But then, today. Today I hit a roadblock. . . Actually, it feels like I slammed into a wall!
Right now as I type I am feeling soooo sick to my stomach. I am feeling so bad because today I ate the lunch I had planned ( albeit a few hours late) but I didn't stop there. I followed it up with a slice of pizza, a handful of tortilla chips, a scoop of ice cream and a chocolate chip cookie. Oh yes, I just did all that in just three and a half hours! ( hanging my head in shame. . . ).
You see this binge today wasn't just because I decided I needed a fix of sugar or carbs. These last few hours are glimpse into my life long habit of using food to cope with unmanageable emotions. Yep, for as long as I can remember food was the biggest source of comfort I knew. Eating just made things feel better. It was a reward for a hard day. . . It was the prize after a big accomplishment. . . it was a way to push through the emotions and feelings I had no idea what to do with. I swallowed my emotions back like tears and ate my feelings with a side of fries. Using food to cope is the path I took to arrive at the intersection of unhealthy and overweight.
So today. . . today my binge was brought to you by a trip to the ER with my youngest son.
There is something about the feeling of being powerless to my children's pain that does something within me. I just didn't have the ability to handle it emotionally. I mean I did what I have learned. . what God has showed me to do in times of struggle. That is, to turn to Him and to the people He has given me for this journey. A text message went out. . prayers were requested. . . prayers for peace were lifted and answered and yet. . . I came back into this house after the ordeal was over and found myself stuffing my face with everything in sight - looking for relief. . .for comfort. . .for an escape from the feelings that were too big for me to handle. And so I turned to food and in turn feel like a failure.
But I have been in this shame pit before. And I know the only way to silence the shame in my head is to speak it out loud and put a voice to it. So that is why I am here writing tonight. Coming here to write the truth is the first thing I did when I realized the pain in my stomach became the voice of my shame. . of my regret. . . of my failure. I am not going to let the Enemy have the last word.

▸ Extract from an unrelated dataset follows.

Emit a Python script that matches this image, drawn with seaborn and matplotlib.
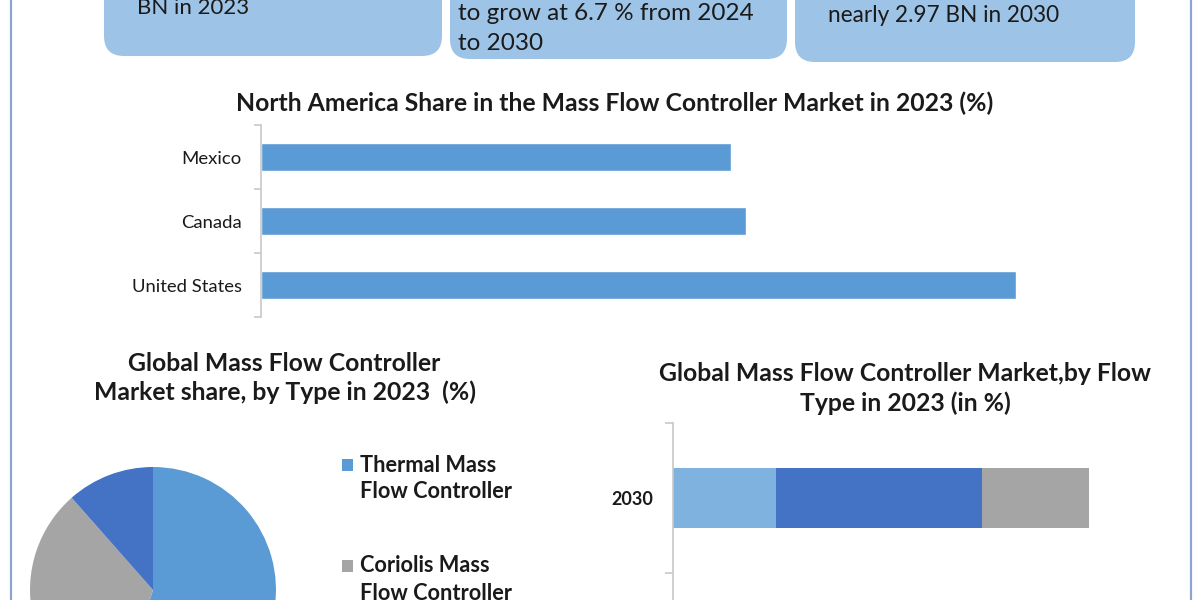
import matplotlib
matplotlib.use("Agg")
import matplotlib.pyplot as plt
from matplotlib.patches import FancyBboxPatch, Rectangle
import seaborn as sns
import pandas as pd

# ---------------- data ----------------
box_texts = [["BN in 2023"], ["to grow at 6.7 % from 2024", "to 2030"], ["nearly 2.97 BN in 2030"]]

na_title = "North America Share in the Mass Flow Controller Market in 2023 (%)"
na_countries = ["Mexico", "Canada", "United States"]
na_share = [24.9, 25.7, 40.0]

pie_title = "Global Mass Flow Controller\nMarket share, by Type in 2023  (%)"
pie_types = ["Thermal Mass\nFlow Controller", "Coriolis Mass\nFlow Controller", "Others"]
pie_share = [55.0, 33.5, 11.5]

stack_title = "Global Mass Flow Controller Market,by Flow\nType in 2023 (in %)"
stack_years = ["2030"]
stack_segments = ["Low Flow", "Medium Flow", "High Flow"]
stack_values = [24.8, 49.5, 25.7]

# ---------------- style ----------------
sns.set_theme(style="white")
plt.rcParams["font.family"] = ["Lato", "DejaVu Sans"]

BLUE = "#5B9BD5"
DBLUE = "#4472C4"
GRAY = "#A5A5A5"
LBLUE = "#80B2E0"
BOX = "#9DC3E6"
AXC = "#C8C8C8"
TXT = "#1A1A1A"

W, H = 1200, 600
fig = plt.figure(figsize=(12, 6), dpi=100)
fig.patch.set_facecolor("white")


def px_axes(x0, y0, x1, y1, **kw):
    return fig.add_axes([x0 / W, 1 - y1 / H, (x1 - x0) / W, (y1 - y0) / H], **kw)


# overlay for decorations (pixel coordinates)
ov = px_axes(0, 0, W, H, zorder=0)
ov.set_xlim(0, W)
ov.set_ylim(H, 0)
ov.axis("off")

# border lines
ov.plot([11, 11], [0, H], color="#8AA6CC", lw=1.6)
ov.plot([1191, 1191], [0, H], color="#8AA6CC", lw=1.6)

# top boxes
boxes = [(104, 442, 56), (450, 787, 59), (795, 1135, 62)]
text_pos = [(137, [8], 16), (458, [13, 43], 17.5), (828, [15], 16.3)]
for (x0, x1, yb), lines, (tx, tys, fs) in zip(boxes, box_texts, text_pos):
    p = FancyBboxPatch((x0 + 20, -120), (x1 - x0) - 40, (yb + 120) - 20,
                       boxstyle="round,pad=20,rounding_size=20",
                       fc=BOX, ec="none", mutation_aspect=1)
    ov.add_patch(p)
    for line, ty in zip(lines, tys):
        ov.text(tx, ty, line, fontsize=fs, color=TXT, ha="left", va="center")

TFS = 17.8

# ---------------- North America bar chart ----------------
fig.text(614.5 / W, 1 - 103 / H, na_title, ha="center", va="center",
         fontsize=TFS, fontweight="bold", color=TXT)

ax1 = px_axes(261, 125, 1160, 317)
df_na = pd.DataFrame({"country": na_countries, "share": na_share})
sns.barplot(data=df_na, x="share", y="country", orient="h", color=BLUE,
            saturation=1, width=0.45, ax=ax1)
ax1.set_xlim(0, 40 * 899 / 755)
ax1.set_ylim(2.5, -0.5)
for s in ["top", "right", "bottom"]:
    ax1.spines[s].set_visible(False)
ax1.spines["left"].set_color(AXC)
ax1.spines["left"].set_linewidth(1.2)
ax1.set_xticks([])
ax1.set_xlabel("")
ax1.set_ylabel("")
ax1.tick_params(axis="y", which="major", length=0, pad=14, labelsize=13.3, labelcolor=TXT)
ax1.set_yticks([-0.5, 0.5, 1.5, 2.5], minor=True)
ax1.tick_params(axis="y", which="minor", length=5, width=1.2, color=AXC, left=True)

# ---------------- Pie chart ----------------
fig.text(284.5 / W, 1 - 378 / H, pie_title, ha="center", va="center",
         fontsize=TFS, fontweight="bold", color=TXT, linespacing=1.28)

cx, cy, r = 153, 590, 123
ax2 = px_axes(cx - r, cy - r, cx + r, cy + r)
pie_colors = [BLUE, GRAY, DBLUE]
ax2.pie(pie_share, colors=pie_colors, startangle=90, counterclock=False,
        radius=1, wedgeprops=dict(linewidth=0))
ax2.set_xlim(-1, 1)
ax2.set_ylim(-1, 1)
ax2.set_aspect("equal")

# legend (first two entries visible)
leg_y = [465, 566]
for lab, col, ly in zip(pie_types[:2], pie_colors[:2], leg_y):
    ov.add_patch(Rectangle((342, ly - 6), 11, 12, fc=col, ec="none"))
    l1, l2 = lab.split("\n")
    ov.text(360, ly, l1, fontsize=15.7, fontweight="bold", color=TXT, va="center")
    ov.text(360, ly + 27, l2, fontsize=15.7, fontweight="bold", color=TXT, va="center")

# ---------------- Stacked bar chart ----------------
fig.text(905 / W, 1 - 388.5 / H, stack_title, ha="center", va="center",
         fontsize=TFS, fontweight="bold", color=TXT, linespacing=1.28)

ax3 = px_axes(673, 423, 1160, 723)
stack_colors = [LBLUE, DBLUE, GRAY]
left = 0.0
for seg, val, col in zip(stack_segments, stack_values, stack_colors):
    ax3.barh(stack_years, [val], left=left, height=0.4, color=col, label=seg, linewidth=0)
    left += val
ax3.set_xlim(0, 100 * 487 / 416)
ax3.set_ylim(1.5, -0.5)
for s in ["top", "right", "bottom"]:
    ax3.spines[s].set_visible(False)
ax3.spines["left"].set_color(AXC)
ax3.spines["left"].set_linewidth(1.2)
ax3.set_xticks([])
ax3.tick_params(axis="y", which="major", length=0, pad=14, labelsize=13)
for t in ax3.get_yticklabels():
    t.set_fontweight("bold")
    t.set_color(TXT)
ax3.set_yticks([-0.5, 0.5, 1.5], minor=True)
ax3.tick_params(axis="y", which="minor", length=6, width=1.2, color=AXC, left=True)

fig.savefig("out.png", dpi=100, facecolor="white")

I know now not to let myself wallow in despair or run through the 'what ifs' or let the Enemy tell me I am a failure and I will never win this battle against food. No. I will cling to Hope and pick up the sword of the Spirit and in truth, proclaim His promises over my life. I will declare that His grace is sufficient for me. I will remember His mercies are new every morning. And I will know that no temptation will overtake me except what is common to man. God s faithful and will not let me be tempted beyond what I can bear. He WILL provide a way out. He IS providing a way out. He has provided the ultimate way out of a life trapped by sin and death and that is what I am STILL celebrating again this Sunday. Every Sunday we celebrate Resurrection Sunday. Tonight, I am going to bed singing the praises of my Father in Heaven who loves me too much to leave me this way!